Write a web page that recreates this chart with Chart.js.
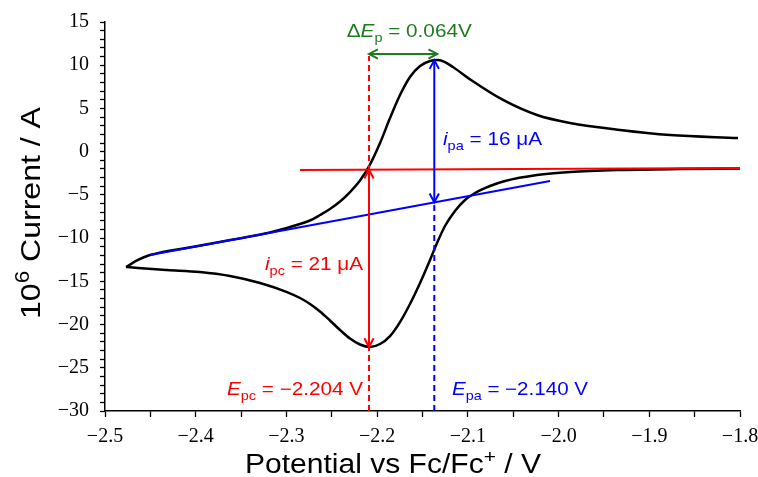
<!DOCTYPE html>
<html><head><meta charset="utf-8">
<script src="https://cdn.jsdelivr.net/npm/chart.js@4/dist/chart.umd.min.js"></script>
<style>html,body{margin:0;padding:0;background:#fff}</style>
</head><body>
<canvas id="c" width="758" height="477"></canvas>
<script>
// ---- data ----
// cathodic (lower) branch, listed left -> right
const cathPotential = [-2.4768,-2.4636,-2.4317,-2.3953,-2.3622,-2.3291,-2.2994,-2.2850,-2.2740,-2.2630,-2.2520,-2.2409,-2.2299,-2.2189,-2.2079,-2.1968,-2.1858,-2.1748,-2.1638,-2.1527,-2.1417,-2.1340,-2.1252,-2.1142,-2.1031,-2.0921,-2.0756,-2.0590,-2.0238,-1.9874,-1.9323,-1.8661,-1.8000];
const cathCurrent   = [-13.34,-13.46,-13.69,-13.92,-14.38,-15.19,-16.24,-16.93,-17.62,-18.49,-19.53,-20.63,-21.62,-22.31,-22.60,-22.25,-21.33,-19.71,-17.62,-15.19,-12.53,-10.57,-8.60,-6.86,-5.59,-4.78,-3.97,-3.39,-2.70,-2.35,-2.12,-2.01,-1.95];
// anodic (upper) branch, listed left -> right
const anodPotential = [-2.4768,-2.4636,-2.4504,-2.4008,-2.3589,-2.3182,-2.2851,-2.2707,-2.2630,-2.2520,-2.2409,-2.2299,-2.2189,-2.2079,-2.1968,-2.1858,-2.1748,-2.1638,-2.1527,-2.1417,-2.1329,-2.1252,-2.1164,-2.0965,-2.0612,-2.0238,-1.9874,-1.9323,-1.8771,-1.8022];
const anodCurrent   = [-13.34,-12.53,-11.96,-10.97,-10.16,-9.35,-8.37,-7.79,-7.33,-6.63,-5.77,-4.67,-3.34,-1.49,1.00,3.89,6.55,8.64,9.91,10.49,10.60,10.37,9.79,8.29,5.98,4.24,3.32,2.51,1.93,1.58];
// baselines
const redBaseX = [-2.285, -1.794];
const redBaseY = [-2.12, -1.89];
const blueBaseX = [-2.4504, -2.0094];
const blueBaseY = [-11.96, -3.39];
// peak markers as drawn (potential of the vertical lines, peak currents)
const markerE = { pc: -2.209, pa: -2.137 };
const peakI = { pc: -22.6, pa: 10.6 };
const dEpArrowY = 11.3;       // level of the ΔEp arrow
const dashTop = 11.07;        // top of the red dashed line
const yRange = [-30, 15];
const xRange = [-2.5, -1.8];
// label texts
const labelDeltaEp = ' = 0.064V';
const labelIpa = ' = 16 \u03bcA';
const labelIpc = ' = 21 \u03bcA';
const labelEpc = ' = \u22122.204 V';
const labelEpa = ' = \u22122.140 V';

// ---- helpers ----
const lerpLine = (xs, ys, v) => ys[0] + (ys[1]-ys[0]) * (v - xs[0]) / (xs[1]-xs[0]);
const redAtPc = lerpLine(redBaseX, redBaseY, markerE.pc);
const blueAtPa = lerpLine(blueBaseX, blueBaseY, markerE.pa);
const pts = (xs, ys) => xs.map((v,i)=>({x:v, y:ys[i]}));
const fmtNum = (v, d) => (v < 0 ? '\u2212' : '') + Math.abs(v).toFixed(d);

const RED = '#ff0000', BLUE = '#0000ff', GREEN = '#1e7b1e';
const SANS = '"Liberation Sans", Arial, sans-serif';

function arrowHead(ctx, x, y, ang, len) {
  const a = Math.PI/6.5;
  ctx.beginPath();
  ctx.moveTo(x - len*Math.cos(ang - a), y - len*Math.sin(ang - a));
  ctx.lineTo(x, y);
  ctx.lineTo(x - len*Math.cos(ang + a), y - len*Math.sin(ang + a));
  ctx.stroke();
}
function dblArrow(ctx, x1, y1, x2, y2, color) {
  ctx.save();
  ctx.strokeStyle = color; ctx.lineWidth = 2; ctx.lineCap = 'butt';
  ctx.beginPath(); ctx.moveTo(x1,y1); ctx.lineTo(x2,y2); ctx.stroke();
  const ang = Math.atan2(y2-y1, x2-x1);
  arrowHead(ctx, x2, y2, ang, 10);
  arrowHead(ctx, x1, y1, ang + Math.PI, 10);
  ctx.restore();
}
function rich(ctx, segs, x, y, o) {
  const parts = segs.map(s => {
    const sz = (s.sub || s.sup) ? o.size*0.7 : o.size;
    const font = (s.i ? 'italic ' : '') + sz + 'px ' + SANS;
    ctx.font = font;
    return { t: s.t, font, w: ctx.measureText(s.t).width,
             dy: s.sub ? o.size*0.25 : s.sup ? -o.size*0.38 : 0 };
  });
  const total = parts.reduce((a,p)=>a+p.w, 0);
  const sx = o.width ? o.width/total : 1;
  ctx.save();
  ctx.translate(x, y);
  if (o.rotate) ctx.rotate(-Math.PI/2);
  ctx.scale(sx, 1);
  let cx = o.align === 'center' ? -total/2 : o.align === 'right' ? -total : 0;
  ctx.fillStyle = o.color; ctx.textAlign = 'left'; ctx.textBaseline = 'alphabetic';
  for (const p of parts) { ctx.font = p.font; ctx.fillText(p.t, cx, p.dy); cx += p.w; }
  ctx.restore();
}

const annot = {
  id: 'annot',
  afterDatasetsDraw(chart) {
    const { ctx, scales: { x, y } } = chart;
    const X = v => x.getPixelForValue(v), Y = v => y.getPixelForValue(v);
    dblArrow(ctx, X(markerE.pc), Y(redAtPc), X(markerE.pc), Y(peakI.pc), RED);
    dblArrow(ctx, X(markerE.pa), Y(peakI.pa), X(markerE.pa), Y(blueAtPa), BLUE);
    dblArrow(ctx, X(markerE.pc), Y(dEpArrowY), X(markerE.pa) + 3, Y(dEpArrowY), GREEN);

    rich(ctx, [{t:'\u0394'},{t:'E',i:1},{t:'p',sub:1},{t:labelDeltaEp}],
         X(-2.1646), Y(13.26), {size:18, color:GREEN, align:'center', width:125});
    rich(ctx, [{t:'i',i:1},{t:'pa',sub:1},{t:labelIpa}],
         X(-2.1274), Y(0.77), {size:18, color:BLUE, align:'left', width:99});
    rich(ctx, [{t:'i',i:1},{t:'pc',sub:1},{t:labelIpc}],
         X(-2.3236), Y(-13.69), {size:18, color:RED, align:'left', width:98});
    rich(ctx, [{t:'E',i:1},{t:'pc',sub:1},{t:labelEpc}],
         X(-2.2156), Y(-28.15), {size:18, color:RED, align:'right', width:136});
    rich(ctx, [{t:'E',i:1},{t:'pa',sub:1},{t:labelEpa}],
         X(-2.1175), Y(-28.15), {size:18, color:BLUE, align:'left', width:136});
  },
  afterDraw(chart) {
    const ctx = chart.ctx;
    rich(ctx, [{t:'Potential vs Fc/Fc'},{t:'+',sup:1},{t:' / V'}], 393, 473,
         {size:27, color:'#000', align:'center', width:296});
    rich(ctx, [{t:'10'},{t:'6',sup:1},{t:' Current / A'}], 40, 213,
         {size:28, color:'#000', align:'center', width:212, rotate:true});
  }
};

const line = (xs, ys, color, width, extra) => Object.assign({
  data: pts(xs, ys), showLine: true, borderColor: color, borderWidth: width, pointRadius: 0
}, extra || {});

new Chart(document.getElementById('c'), {
  type: 'scatter',
  data: {
    datasets: [
      line(redBaseX, redBaseY, RED, 2, { order: 1 }),
      line(blueBaseX, blueBaseY, BLUE, 2, { order: 1 }),
      line([markerE.pc, markerE.pc], [yRange[0], dashTop], RED, 2, { borderDash: [6,4], order: 2 }),
      line([markerE.pa, markerE.pa], [yRange[0], blueAtPa], BLUE, 2, { borderDash: [6,4], order: 2 }),
      line(cathPotential, cathCurrent, '#000', 2.5, { cubicInterpolationMode: 'monotone', order: 5 }),
      line(anodPotential, anodCurrent, '#000', 2.5, { cubicInterpolationMode: 'monotone', order: 5 })
    ]
  },
  options: {
    responsive: false, animation: false, devicePixelRatio: 1,
    layout: { padding: { left: 0, top: 22, right: 18, bottom: 0 } },
    plugins: { legend: { display: false }, tooltip: { enabled: false } },
    scales: {
      x: {
        type: 'linear', min: xRange[0], max: xRange[1],
        afterFit(s) { s.height = 66; s.paddingRight = 0; s.paddingLeft = 0; },
        grid: { drawOnChartArea: false, drawTicks: true, tickLength: 6, tickColor: '#000', tickWidth: 1.3 },
        border: { display: true, color: '#000', width: 1.5 },
        ticks: {
          stepSize: 0.05, autoSkip: false, maxRotation: 0, color: '#000', padding: 8,
          font: { family: '"Liberation Serif", "Times New Roman", serif', size: 20 },
          callback: v => Math.abs(v*10 - Math.round(v*10)) < 1e-6 ? fmtNum(v, 1) : ''
        }
      },
      y: {
        min: yRange[0], max: yRange[1],
        afterFit(s) { s.width = 105; s.paddingTop = 0; s.paddingBottom = 0; },
        grid: { drawOnChartArea: false, drawTicks: true, tickLength: 5, tickColor: '#000', tickWidth: 1.3 },
        border: { display: true, color: '#000', width: 1.5 },
        ticks: {
          stepSize: 1, autoSkip: false, color: '#000', padding: 11,
          font: { family: '"Liberation Serif", "Times New Roman", serif', size: 20 },
          callback: v => (Math.round(v) % 5 === 0) ? fmtNum(v, 0) : ''
        }
      }
    }
  },
  plugins: [annot]
});
</script>
</body></html>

**AIM:**
Repeat only the lines from the beginning of the material through the line containing "const labelEpa = ' = \u22122.140 V';", both ends kept, leaving pictures out.

**REPLY TO THE TASK:**
Write a web page that recreates this chart with Chart.js.
<!DOCTYPE html>
<html><head><meta charset="utf-8">
<script src="https://cdn.jsdelivr.net/npm/chart.js@4/dist/chart.umd.min.js"></script>
<style>html,body{margin:0;padding:0;background:#fff}</style>
</head><body>
<canvas id="c" width="758" height="477"></canvas>
<script>
// ---- data ----
// cathodic (lower) branch, listed left -> right
const cathPotential = [-2.4768,-2.4636,-2.4317,-2.3953,-2.3622,-2.3291,-2.2994,-2.2850,-2.2740,-2.2630,-2.2520,-2.2409,-2.2299,-2.2189,-2.2079,-2.1968,-2.1858,-2.1748,-2.1638,-2.1527,-2.1417,-2.1340,-2.1252,-2.1142,-2.1031,-2.0921,-2.0756,-2.0590,-2.0238,-1.9874,-1.9323,-1.8661,-1.8000];
const cathCurrent   = [-13.34,-13.46,-13.69,-13.92,-14.38,-15.19,-16.24,-16.93,-17.62,-18.49,-19.53,-20.63,-21.62,-22.31,-22.60,-22.25,-21.33,-19.71,-17.62,-15.19,-12.53,-10.57,-8.60,-6.86,-5.59,-4.78,-3.97,-3.39,-2.70,-2.35,-2.12,-2.01,-1.95];
// anodic (upper) branch, listed left -> right
const anodPotential = [-2.4768,-2.4636,-2.4504,-2.4008,-2.3589,-2.3182,-2.2851,-2.2707,-2.2630,-2.2520,-2.2409,-2.2299,-2.2189,-2.2079,-2.1968,-2.1858,-2.1748,-2.1638,-2.1527,-2.1417,-2.1329,-2.1252,-2.1164,-2.0965,-2.0612,-2.0238,-1.9874,-1.9323,-1.8771,-1.8022];
const anodCurrent   = [-13.34,-12.53,-11.96,-10.97,-10.16,-9.35,-8.37,-7.79,-7.33,-6.63,-5.77,-4.67,-3.34,-1.49,1.00,3.89,6.55,8.64,9.91,10.49,10.60,10.37,9.79,8.29,5.98,4.24,3.32,2.51,1.93,1.58];
// baselines
const redBaseX = [-2.285, -1.794];
const redBaseY = [-2.12, -1.89];
const blueBaseX = [-2.4504, -2.0094];
const blueBaseY = [-11.96, -3.39];
// peak markers as drawn (potential of the vertical lines, peak currents)
const markerE = { pc: -2.209, pa: -2.137 };
const peakI = { pc: -22.6, pa: 10.6 };
const dEpArrowY = 11.3;       // level of the ΔEp arrow
const dashTop = 11.07;        // top of the red dashed line
const yRange = [-30, 15];
const xRange = [-2.5, -1.8];
// label texts
const labelDeltaEp = ' = 0.064V';
const labelIpa = ' = 16 \u03bcA';
const labelIpc = ' = 21 \u03bcA';
const labelEpc = ' = \u22122.204 V';
const labelEpa = ' = \u22122.140 V';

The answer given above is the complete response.